## start
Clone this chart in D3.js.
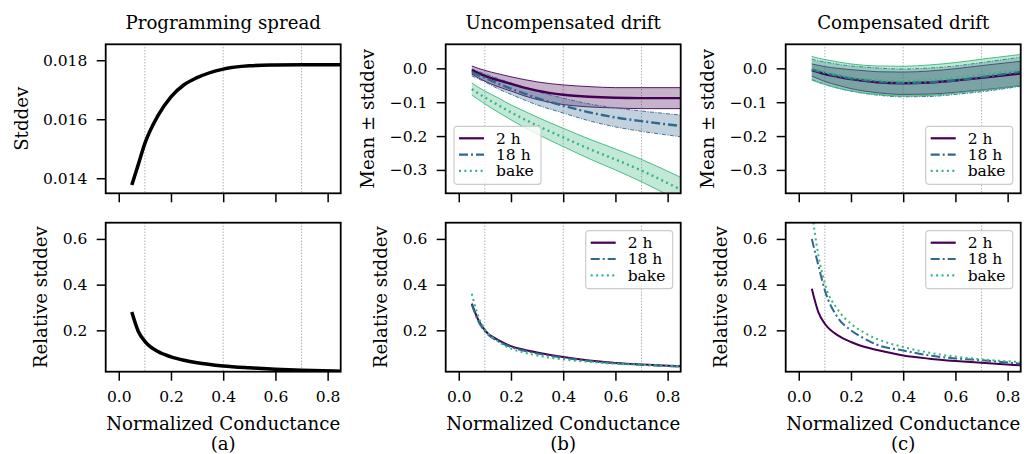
<!DOCTYPE html>
<html>
<head>
<meta charset="utf-8">
<script src="https://cdn.jsdelivr.net/npm/d3@7"></script>
<style>
  body { margin: 0; background: #fff; }
</style>
</head>
<body>
<div id="chart"></div>
<script>
// conductance sample points shared by every curve
const xs = [0.05, 0.075, 0.1, 0.15, 0.2, 0.25, 0.3, 0.4, 0.5, 0.6, 0.7, 0.85];

// (a) programming spread
const progStd = [0.01377, 0.01447, 0.01518, 0.01612, 0.01676, 0.01717, 0.01741, 0.01770, 0.01781, 0.01784, 0.01785, 0.01785];
const progRel = [0.280, 0.195, 0.152, 0.107, 0.084, 0.069, 0.058, 0.044, 0.036, 0.030, 0.0255, 0.021];

// (b) uncompensated drift, mean and stddev
const uncMean2h   = [-0.005, -0.014, -0.022, -0.035, -0.046, -0.057, -0.066, -0.078, -0.084, -0.087, -0.088, -0.088];
const uncStd2h    = [0.012, 0.014, 0.016, 0.019, 0.021, 0.024, 0.026, 0.029, 0.030, 0.030, 0.031, 0.031];
const uncMean18h  = [-0.012, -0.020, -0.028, -0.045, -0.060, -0.074, -0.088, -0.110, -0.130, -0.145, -0.156, -0.170];
const uncStd18h   = [0.010, 0.011, 0.012, 0.015, 0.017, 0.019, 0.020, 0.022, 0.025, 0.028, 0.030, 0.032];
const uncMeanBake = [-0.061, -0.074, -0.086, -0.108, -0.130, -0.150, -0.169, -0.204, -0.238, -0.269, -0.302, -0.358];
const uncStdBake  = [0.018, 0.018, 0.019, 0.021, 0.022, 0.024, 0.025, 0.027, 0.029, 0.031, 0.033, 0.036];
const uncRel2h    = [0.317, 0.245, 0.200, 0.158, 0.131, 0.115, 0.103, 0.083, 0.068, 0.057, 0.050, 0.043];
const uncRel18h   = [0.312, 0.240, 0.196, 0.153, 0.127, 0.111, 0.099, 0.080, 0.066, 0.056, 0.049, 0.041];
const uncRelBake  = [0.360, 0.260, 0.205, 0.152, 0.120, 0.103, 0.090, 0.073, 0.062, 0.054, 0.049, 0.044];

// (c) compensated drift
const cmpMean2h   = [-0.005, -0.011, -0.017, -0.025, -0.032, -0.037, -0.041, -0.044, -0.042, -0.036, -0.028, -0.015];
const cmpStd2h    = [0.018, 0.020, 0.022, 0.025, 0.028, 0.030, 0.031, 0.033, 0.034, 0.035, 0.036, 0.036];
const cmpMean18h  = [-0.003, -0.009, -0.014, -0.023, -0.030, -0.035, -0.039, -0.043, -0.041, -0.035, -0.026, -0.010];
const cmpStd18h   = [0.030, 0.031, 0.033, 0.035, 0.037, 0.039, 0.040, 0.041, 0.042, 0.042, 0.043, 0.043];
const cmpMeanBake = [0.000, -0.006, -0.011, -0.020, -0.027, -0.032, -0.035, -0.038, -0.035, -0.028, -0.019, -0.005];
const cmpStdBake  = [0.035, 0.036, 0.037, 0.039, 0.040, 0.041, 0.042, 0.044, 0.045, 0.045, 0.046, 0.046];
const cmpRel2h    = [0.382, 0.280, 0.229, 0.178, 0.149, 0.128, 0.114, 0.090, 0.076, 0.066, 0.058, 0.047];
const cmpRel18h   = [0.600, 0.485, 0.375, 0.255, 0.200, 0.165, 0.137, 0.112, 0.090, 0.077, 0.069, 0.054];
const cmpRelBake  = [0.720, 0.530, 0.404, 0.290, 0.229, 0.190, 0.162, 0.127, 0.102, 0.085, 0.073, 0.061];

const seriesNames = ['2 h', '18 h', 'bake'];
const seriesColors = ['#440154', '#31688e', '#35b779'];
const seriesDash = [null, '9,3,2,3', '2,3.4'];

const titles = ['Programming spread', 'Uncompensated drift', 'Compensated drift'];
const panelTags = ['(a)', '(b)', '(c)'];
const xTicks = [0.0, 0.2, 0.4, 0.6, 0.8];
const gridX = [0.1, 0.4, 0.7];
const stdTicks = [0.014, 0.016, 0.018];
const meanTicks = [0.0, -0.1, -0.2, -0.3];
const relTicks = [0.2, 0.4, 0.6];

const W = 1036, H = 454;
const lefts = [105.7, 445.7, 785.7];
const pw = 235;
const rows = [[44.3, 193.3], [222.7, 371.7]];
const FONT = 'DejaVu Serif';
const tickFs = 15.5, labelFs = 18.2;

const svg = d3.select('#chart').append('svg')
  .attr('width', W).attr('height', H)
  .attr('font-family', FONT);

const x = d3.scaleLinear().domain([-0.05, 0.85]);

function addText(px, py, str, size, anchor) {
  return svg.append('text').attr('x', px).attr('y', py).attr('dy', '0.35em')
    .attr('text-anchor', anchor || 'middle').attr('font-family', FONT)
    .attr('font-size', size).attr('fill', '#000').text(str);
}

function makeAxes(col, row, ydom, yticks, yfmt, ylabel, ylabelX) {
  const [top, bottom] = rows[row];
  const left = lefts[col];
  const xs_ = x.copy().range([left, left + pw]);
  const y = d3.scaleLinear().domain(ydom).range([bottom, top]);
  const g = svg.append('g');
  const id = 'clip' + col + row;
  svg.append('clipPath').attr('id', id)
    .append('rect').attr('x', left).attr('y', top).attr('width', pw).attr('height', bottom - top);

  // dotted guide lines
  g.selectAll('.grid').data(gridX).enter().append('line')
    .attr('x1', d => xs_(d)).attr('x2', d => xs_(d))
    .attr('y1', top).attr('y2', bottom)
    .attr('stroke', '#808080').attr('stroke-width', 0.9)
    .attr('stroke-dasharray', '1,2');

  const plot = g.append('g').attr('clip-path', `url(#${id})`);

  const xAxis = d3.axisBottom(xs_).tickValues(xTicks).tickSize(9).tickPadding(10)
    .tickFormat(row === 1 ? d3.format('.1f') : '');
  const ax = g.append('g').attr('transform', `translate(0,${bottom})`).call(xAxis);
  const yAxis = d3.axisLeft(y).tickValues(yticks).tickSize(9).tickPadding(9.4).tickFormat(yfmt);
  const ay = g.append('g').attr('transform', `translate(${left},0)`).call(yAxis);
  [ax, ay].forEach(a => {
    a.attr('font-family', FONT).attr('font-size', tickFs);
    a.select('.domain').remove();
    a.selectAll('line').attr('stroke', '#000').attr('stroke-width', 1.5);
    a.selectAll('text').attr('font-size', tickFs).attr('fill', '#000').attr('font-family', FONT);
  });

  g.append('rect').attr('x', left).attr('y', top).attr('width', pw).attr('height', bottom - top)
    .attr('fill', 'none').attr('stroke', '#000').attr('stroke-width', 1.8);

  addText(0, 0, ylabel, labelFs)
    .attr('x', null).attr('y', null)
    .attr('transform', `translate(${ylabelX},${(top + bottom) / 2}) rotate(-90)`);

  return { x: xs_, y, plot, left, top, bottom };
}

function drawLine(ax, vals, color, dash, width) {
  const line = d3.line().x((d, i) => ax.x(xs[i])).y(d => ax.y(d)).curve(d3.curveMonotoneX);
  ax.plot.append('path').datum(vals).attr('d', line)
    .attr('fill', 'none').attr('stroke', color).attr('stroke-width', width)
    .attr('stroke-dasharray', dash);
}

function drawBand(ax, mean, std, color, dash) {
  const area = d3.area().x((d, i) => ax.x(xs[i]))
    .y0((d, i) => ax.y(mean[i] - std[i])).y1((d, i) => ax.y(mean[i] + std[i]))
    .curve(d3.curveMonotoneX);
  ax.plot.append('path').datum(mean).attr('d', area)
    .attr('fill', color).attr('fill-opacity', 0.3).attr('stroke', 'none');
  const edgeDash = dash ? (dash === '2,3.4' ? null : '4,1.5,1,1.5') : null;
  [1, -1].forEach(s => {
    drawLine(ax, mean.map((m, i) => m + s * std[i]), color, edgeDash, 0.9);
  });
}

function drawLegend(ax, corner) {
  const lw = 87, lh = 58;
  const right = ax.left + pw;
  let lx, ly;
  if (corner === 'lower left') { lx = ax.left + 8.3; ly = ax.bottom - 9 - lh; }
  else if (corner === 'lower right') { lx = right - 8 - lw; ly = ax.bottom - 9 - lh; }
  else { lx = right - 8 - lw; ly = ax.top + 8; }
  const lg = svg.append('g').attr('transform', `translate(${lx},${ly})`);
  lg.append('rect').attr('width', lw).attr('height', lh).attr('rx', 3)
    .attr('fill', '#fff').attr('fill-opacity', 0.8)
    .attr('stroke', '#cccccc').attr('stroke-width', 1.2);
  seriesNames.forEach((n, i) => {
    const yy = 12 + i * 16.3;
    lg.append('line').attr('x1', 5).attr('x2', 30).attr('y1', yy).attr('y2', yy)
      .attr('stroke', seriesColors[i]).attr('stroke-width', 2.2)
      .attr('stroke-dasharray', seriesDash[i]);
    lg.append('text').attr('x', 42).attr('y', yy).attr('dy', '0.35em')
      .attr('font-family', FONT).attr('font-size', tickFs).text(n);
  });
}

const fmt3 = d3.format('.3f');
const fmt1 = d3.format('.1f');

// column (a)
const a1 = makeAxes(0, 0, [0.01349, 0.01854], stdTicks, fmt3, 'Stddev', 22);
drawLine(a1, progStd, '#000', null, 3.5);
const a2 = makeAxes(0, 1, [0.019, 0.671], relTicks, fmt1, 'Relative stddev', 41);
drawLine(a2, progRel, '#000', null, 3.5);

// column (b)
const b1 = makeAxes(1, 0, [-0.369, 0.071], meanTicks, fmt1, 'Mean \u00b1 stddev', 368);
drawBand(b1, uncMean2h, uncStd2h, seriesColors[0], seriesDash[0]);
drawBand(b1, uncMean18h, uncStd18h, seriesColors[1], seriesDash[1]);
drawBand(b1, uncMeanBake, uncStdBake, seriesColors[2], seriesDash[2]);
drawLine(b1, uncMean2h, seriesColors[0], seriesDash[0], 2.4);
drawLine(b1, uncMean18h, seriesColors[1], seriesDash[1], 2.4);
drawLine(b1, uncMeanBake, seriesColors[2], seriesDash[2], 2.4);
drawLegend(b1, 'lower left');
const b2 = makeAxes(1, 1, [0.019, 0.671], relTicks, fmt1, 'Relative stddev', 381);
[uncRel2h, uncRel18h, uncRelBake].forEach((s, i) => drawLine(b2, s, seriesColors[i], seriesDash[i], 2));
drawLegend(b2, 'upper right');

// column (c)
const c1 = makeAxes(2, 0, [-0.369, 0.071], meanTicks, fmt1, 'Mean \u00b1 stddev', 708);
drawBand(c1, cmpMean2h, cmpStd2h, seriesColors[0], seriesDash[0]);
drawBand(c1, cmpMean18h, cmpStd18h, seriesColors[1], seriesDash[1]);
drawBand(c1, cmpMeanBake, cmpStdBake, seriesColors[2], seriesDash[2]);
drawLine(c1, cmpMean2h, seriesColors[0], seriesDash[0], 2.4);
drawLine(c1, cmpMean18h, seriesColors[1], seriesDash[1], 2.4);
drawLine(c1, cmpMeanBake, seriesColors[2], seriesDash[2], 2.4);
drawLegend(c1, 'lower right');
const c2 = makeAxes(2, 1, [0.019, 0.671], relTicks, fmt1, 'Relative stddev', 721);
[cmpRel2h, cmpRel18h, cmpRelBake].forEach((s, i) => drawLine(c2, s, seriesColors[i], seriesDash[i], 2));
drawLegend(c2, 'upper right');

// titles and x labels
lefts.forEach((l, i) => {
  addText(l + pw / 2, 23, titles[i], labelFs);
  addText(l + pw / 2, 424, 'Normalized Conductance', labelFs);
  addText(l + pw / 2, 444, panelTags[i], labelFs);
});
</script>
</body>
</html>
## end
Set down again, exactly, the lines of the material above from its first line to the one with "0.054, 0.049, 0.044];", inclusive. Leave the pictures out.

Clone this chart in D3.js.
<!DOCTYPE html>
<html>
<head>
<meta charset="utf-8">
<script src="https://cdn.jsdelivr.net/npm/d3@7"></script>
<style>
  body { margin: 0; background: #fff; }
</style>
</head>
<body>
<div id="chart"></div>
<script>
// conductance sample points shared by every curve
const xs = [0.05, 0.075, 0.1, 0.15, 0.2, 0.25, 0.3, 0.4, 0.5, 0.6, 0.7, 0.85];

// (a) programming spread
const progStd = [0.01377, 0.01447, 0.01518, 0.01612, 0.01676, 0.01717, 0.01741, 0.01770, 0.01781, 0.01784, 0.01785, 0.01785];
const progRel = [0.280, 0.195, 0.152, 0.107, 0.084, 0.069, 0.058, 0.044, 0.036, 0.030, 0.0255, 0.021];

// (b) uncompensated drift, mean and stddev
const uncMean2h   = [-0.005, -0.014, -0.022, -0.035, -0.046, -0.057, -0.066, -0.078, -0.084, -0.087, -0.088, -0.088];
const uncStd2h    = [0.012, 0.014, 0.016, 0.019, 0.021, 0.024, 0.026, 0.029, 0.030, 0.030, 0.031, 0.031];
const uncMean18h  = [-0.012, -0.020, -0.028, -0.045, -0.060, -0.074, -0.088, -0.110, -0.130, -0.145, -0.156, -0.170];
const uncStd18h   = [0.010, 0.011, 0.012, 0.015, 0.017, 0.019, 0.020, 0.022, 0.025, 0.028, 0.030, 0.032];
const uncMeanBake = [-0.061, -0.074, -0.086, -0.108, -0.130, -0.150, -0.169, -0.204, -0.238, -0.269, -0.302, -0.358];
const uncStdBake  = [0.018, 0.018, 0.019, 0.021, 0.022, 0.024, 0.025, 0.027, 0.029, 0.031, 0.033, 0.036];
const uncRel2h    = [0.317, 0.245, 0.200, 0.158, 0.131, 0.115, 0.103, 0.083, 0.068, 0.057, 0.050, 0.043];
const uncRel18h   = [0.312, 0.240, 0.196, 0.153, 0.127, 0.111, 0.099, 0.080, 0.066, 0.056, 0.049, 0.041];
const uncRelBake  = [0.360, 0.260, 0.205, 0.152, 0.120, 0.103, 0.090, 0.073, 0.062, 0.054, 0.049, 0.044];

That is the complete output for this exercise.